I teach the same material year after year, and it never gets old, in part because I like it so much, and in part because I’m always discovering new things. This year, during a discussion of the Code of Hammurabi, my students fixated on the laws in that dealt with the concept of the “Sister of a God.” I had to confess that I didn’t know exactly what was going on with this expression, and had to retreat to my spiel about how there are no right answers in history and even professionals are often deeply divided on what documents mean. On the surface, “sister of a god” would suggest something equivalent to our own concept of a nun – that is, a woman dedicated to the service of a god, who acquires a certain social capital in return for accepting restrictions on what she can do. This is seemingly reflected in law 110:
If a “sister of a god” open a tavern, or enter a tavern to drink, then shall this woman be burned to death.
Taverns being disreputable places, and religious women thus forbidden to associate with them. See also law 127:
If any one “point the finger” (slander) at a sister of a god or the wife of any one, and cannot prove it, this man shall be taken before the judges and his brow shall be marked. (by cutting the skin, or perhaps hair.)
Here “sisters of a god” are on the same level as wives, with their honor (presumably their reputation for sexual continence) entitled to legal protection.
But then there is the strange case of law 179:
If a “sister of a god,” or a prostitute, receive a gift from her father, and a deed in which it has been explicitly stated that she may dispose of it as she pleases, and give her complete disposition thereof: if then her father die, then she may leave her property to whomsoever she pleases. Her brothers can raise no claim thereto.
What is going on – nuns on the same level as prostitutes? Is this a law applying to “unmarriageable” women, whether for an honorable reason or a dishonorable one? Or does “sister of a god” actually mean something else? (The Mesopotamian practice of temple prostitution allegedly featured people having sex on the top of the ziggurat, so that the god would get excited and send rain. This is probably an urban legend, but always makes students sit up and pay attention! I suppose that it’s possible that women devoted to the god were not required to be celibate the way that nuns are).

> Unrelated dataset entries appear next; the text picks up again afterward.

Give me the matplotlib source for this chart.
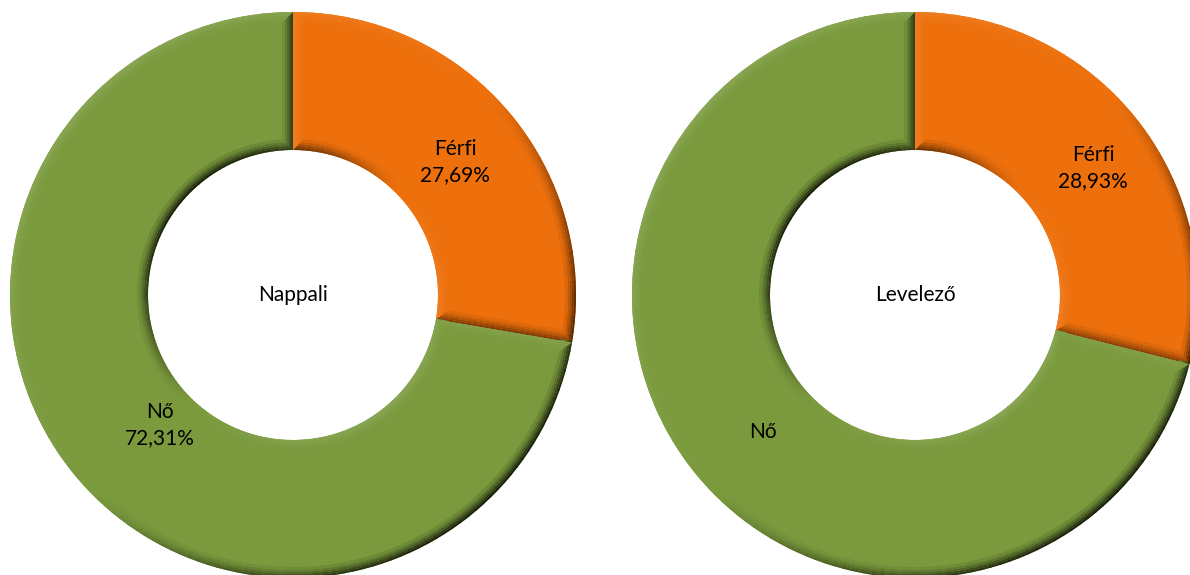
import numpy as np
import matplotlib.pyplot as plt
from matplotlib.patches import Wedge, Polygon
from matplotlib.colors import to_rgb

# data
charts = ['Nappali', 'Levelező']
categories = ['Férfi', 'Nő']
ferfi = [27.69, 28.93]
no = [72.31, 71.07]
show_pct_no = [True, False]

colors = ['#ED700C', '#7A9A3D']

W, H = 1190, 575
centers = [(293, 280), (915, 280)]
R = 283
ring = 138
light = np.deg2rad(135)
# bevel sub-strips: (from edge, to edge, strength)
steps = [(0, 2, 1.0), (2, 4, 0.8), (4, 6, 0.55), (6, 8, 0.35), (8, 11, 0.15)]


def shade(base, normal_deg, k):
    s = np.cos(np.deg2rad(normal_deg) - light)
    b = np.array(to_rgb(base))
    if s < 0:
        return tuple(b * (1 - 0.8 * (-s) * k))
    return tuple(b + (1 - b) * 0.12 * s * k)


def add_bevel(ax, c, t1, t2, base):
    r0 = R - ring
    n = max(int((t2 - t1) / 2), 2)
    angs = np.linspace(t1, t2, n + 1)
    for a, b2 in zip(angs[:-1], angs[1:]):
        mid = (a + b2) / 2
        for d0, d1, k in steps:
            # outer edge
            ax.add_patch(Wedge(c, R - d0, a, b2 + 0.3, width=d1 - d0,
                               color=shade(base, mid, k), lw=0))
            # inner edge
            ax.add_patch(Wedge(c, r0 + d1, a, b2 + 0.3, width=d1 - d0,
                               color=shade(base, mid + 180, k), lw=0))
    # radial edges
    for t, sgn in [(t1, 1), (t2, -1)]:
        tr = np.deg2rad(t)
        u = np.array([np.cos(tr), np.sin(tr)])
        p = np.array([-np.sin(tr), np.cos(tr)]) * sgn  # points into the wedge
        normal = t - 90 if sgn == 1 else t + 90
        for d0, d1, k in steps:
            pts = [np.array(c) + u * (r0 + d0) + p * d0,
                   np.array(c) + u * (R - d0) + p * d0,
                   np.array(c) + u * (R - d1) + p * d1,
                   np.array(c) + u * (r0 + d1) + p * d1]
            ax.add_patch(Polygon(pts, closed=True, color=shade(base, normal, k), lw=0))


plt.rcParams['font.family'] = ['Lato', 'DejaVu Sans']
fig = plt.figure(figsize=(W / 100, H / 100), dpi=100)
ax = fig.add_axes([0, 0, 1, 1])

label_pos = [[(455, 162), (160, 425)], [(1093, 168), (763, 432)]]

for i, name in enumerate(charts):
    vals = [ferfi[i], no[i]]
    wedges, _ = ax.pie(vals, colors=colors, startangle=90, counterclock=False,
                       center=centers[i], radius=R,
                       wedgeprops=dict(width=ring, linewidth=0))
    for w, col in zip(wedges, colors):
        add_bevel(ax, centers[i], w.theta1, w.theta2, col)
    ax.text(centers[i][0], centers[i][1], name, ha='center', va='center', fontsize=15)
    for j, cat in enumerate(categories):
        txt = cat
        if j == 0 or show_pct_no[i]:
            txt = f"{cat}\n{vals[j]:.2f}%".replace('.', ',')
        x, y = label_pos[i][j]
        ax.text(x, H - y, txt, ha='center', va='center', fontsize=15, linespacing=1.4)

ax.set_xlim(0, W)
ax.set_ylim(0, H)
ax.set_aspect('equal')
ax.axis('off')
fig.savefig('out.png', dpi=100)
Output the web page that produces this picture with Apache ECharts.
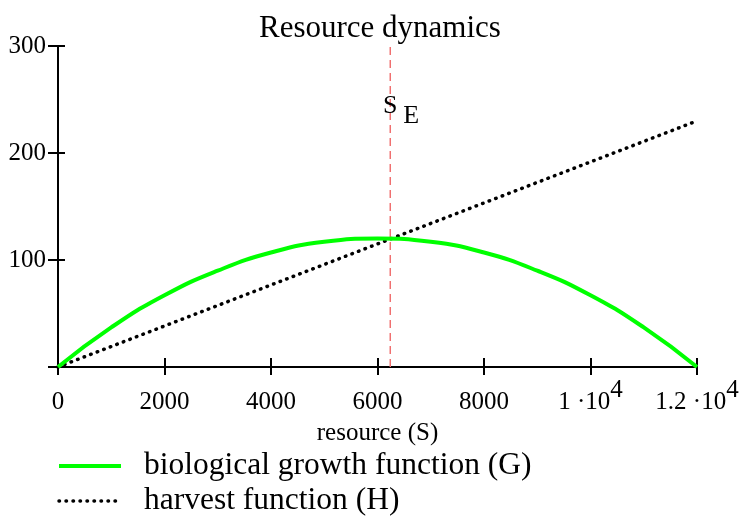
<!DOCTYPE html>
<html><head><meta charset="utf-8">
<script src="https://cdn.jsdelivr.net/npm/echarts@6/dist/echarts.min.js"></script>
<style>html,body{margin:0;padding:0;background:#fff}#c{width:739px;height:523px}</style>
</head><body><div id="c"></div>
<script>
// Data
const resource = [0, 1000, 2000, 3000, 4000, 5000, 6000, 7000, 8000, 9000, 10000, 11000, 12000];
const growthG = [0, 37, 67, 90, 107, 117, 120, 117, 107, 90, 67, 37, 0];
const harvestS = [0, 12000];
const harvestH = [0, 230];
const equilibriumS = 6240;
const seLabelY = 244;
const xTickLabels = {0:'{b|0}',2000:'{b|2000}',4000:'{b|4000}',6000:'{b|6000}',8000:'{b|8000}',10000:'{b|1 ·10}{s|4}',12000:'{b|1.2 ·10}{s|4}'};
const yTickLabels = {0:'',100:'100',200:'200',300:'300'};

const FONT = '"Liberation Serif", "Times New Roman", serif';
const chart = echarts.init(document.getElementById('c'));
const grid = {left: 58, right: 42, top: 46, bottom: 156, outerBoundsMode:'none', containLabel:false};
const xBase = {type:'value', min:0, max:12000, interval:2000, gridIndex:0, position:'bottom'};
const yBase = {type:'value', min:0, max:300, interval:100, gridIndex:0, position:'left'};
chart.setOption({
  animation:false,
  title:{text:'Resource dynamics', left:254, top:8, textStyle:{fontFamily:FONT, fontSize:31, fontWeight:'normal', color:'#000'}},
  grid: grid,
  legend:{orient:'vertical', left:52, top:445, itemWidth:62, itemHeight:14, itemGap:3,
    itemStyle:{color:'transparent', borderWidth:0, opacity:0},
    lineStyle:{width:'inherit'},
    textStyle:{fontFamily:FONT, fontSize:31.5, color:'#000', padding:[0,0,0,18]},
    data:['biological growth function (G)','harvest function (H)']},
  xAxis:[
    Object.assign({}, xBase, {
      name:'resource (S)', nameLocation:'middle', nameGap:54,
      nameTextStyle:{fontFamily:FONT, fontSize:25, color:'#000'},
      axisLine:{lineStyle:{color:'#000', width:2}},
      axisTick:{inside:true, length:9, lineStyle:{color:'#000', width:2}},
      splitLine:{show:false},
      axisLabel:{fontFamily:FONT, fontSize:25, color:'#000', margin:11,
        formatter:v=>xTickLabels[v]!==undefined?xTickLabels[v]:'' ,
        rich:{b:{fontFamily:FONT, fontSize:25, color:'#000', padding:[12,0,0,0]},
              s:{fontFamily:FONT, fontSize:25, color:'#000', padding:[0,0,12,0]}}}
    }),
    Object.assign({}, xBase, {
      axisLine:{show:false}, axisLabel:{show:false}, splitLine:{show:false},
      axisTick:{inside:false, length:8, lineStyle:{color:'#000', width:2}}
    })
  ],
  yAxis:[
    Object.assign({}, yBase, {
      axisLine:{show:true, lineStyle:{color:'#000', width:2}},
      axisTick:{show:true, inside:false, length:10, lineStyle:{color:'#000', width:2}},
      splitLine:{show:false},
      axisLabel:{fontFamily:FONT, fontSize:25, color:'#000', margin:12,
        formatter:v=>yTickLabels[v]!==undefined?yTickLabels[v]:''}
    }),
    Object.assign({}, yBase, {
      axisLine:{show:false}, axisLabel:{show:false}, splitLine:{show:false},
      axisTick:{show:true, inside:true, length:7, lineStyle:{color:'#000', width:2}}
    })
  ],
  series:[
    {name:'equilibrium', type:'line', symbol:'none', silent:true,
      data:[[equilibriumS,0],[equilibriumS,300]],
      lineStyle:{color:'#f07070', width:1.5, type:[8,5]},
      markPoint:{symbol:'circle', symbolSize:0, silent:true,
        data:[
          {coord:[equilibriumS, seLabelY], label:{show:true, formatter:'S', fontFamily:FONT, fontSize:26, color:'#000', offset:[0,0]}},
          {coord:[equilibriumS, seLabelY], label:{show:true, formatter:'E', fontFamily:FONT, fontSize:26, color:'#000', offset:[21,10]}}
        ]}
    },
    {name:'harvest function (H)', type:'line', symbol:'none',
      data: harvestS.map((s,i)=>[s, harvestH[i]]),
      lineStyle:{color:'#000', width:3.5, type:[0.5,6.5], cap:'round'}, itemStyle:{color:'#000'}},
    {name:'biological growth function (G)', type:'line', symbol:'none', smooth:true,
      data: resource.map((s,i)=>[s, growthG[i]]),
      lineStyle:{color:'#00ff00', width:4}, itemStyle:{color:'#00ff00'}}
  ]
});
</script></body></html>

Other laws refer to temple-maids and temple virgins (181), and to a “wife of Mardi of Babylon” (182). Are these then different from the “sister of a god”? Are these the real “nuns,” in our sense of the term, with “sister of a god” being a euphemism for prostitute – and the prohibition of them entering taverns was a law to prevent taverns from becoming even more disreputable than they already were? Or do we embrace the power of “and” – that prostitution was indeed a sacred profession, and a “sister of a god” could not sell her product to just anyone?
It seems that that might indeed have been the case. I’ve looked through what books I have and the best answer I can find is provided by Georges Roux (Ancient Iraq, third edn., 213-14):
Unfortunately, we know almost nothing about the temples of female deities. There is no doubt, however, that the temples of Ishtar, the goddess of carnal love, were the sites of a licentious cult with songs, dances and pantomimes performed by women and transvestites, as well as sexual orgies. In these rites, which may be found shocking but were sacred for the Babylonians, men called assinu, kulu’u, or kurgarru – all passive homosexuals and some of them perhaps castrates – participated together with women who are too often referred to as “prostitutes.” In fact, the true prostitutes (harmâtu, kezrêtu, shamhâtu), such as the one who seduced Enkidu, were only haunting the temple surrounds and the taverns. Only those women who were called “votaress of Ishtar” (ishtarêtu) or “devoted” (qashshâtu) were probably part of the female clergy.
Fascinating stuff – although I would not be surprised if there are competing theories out there.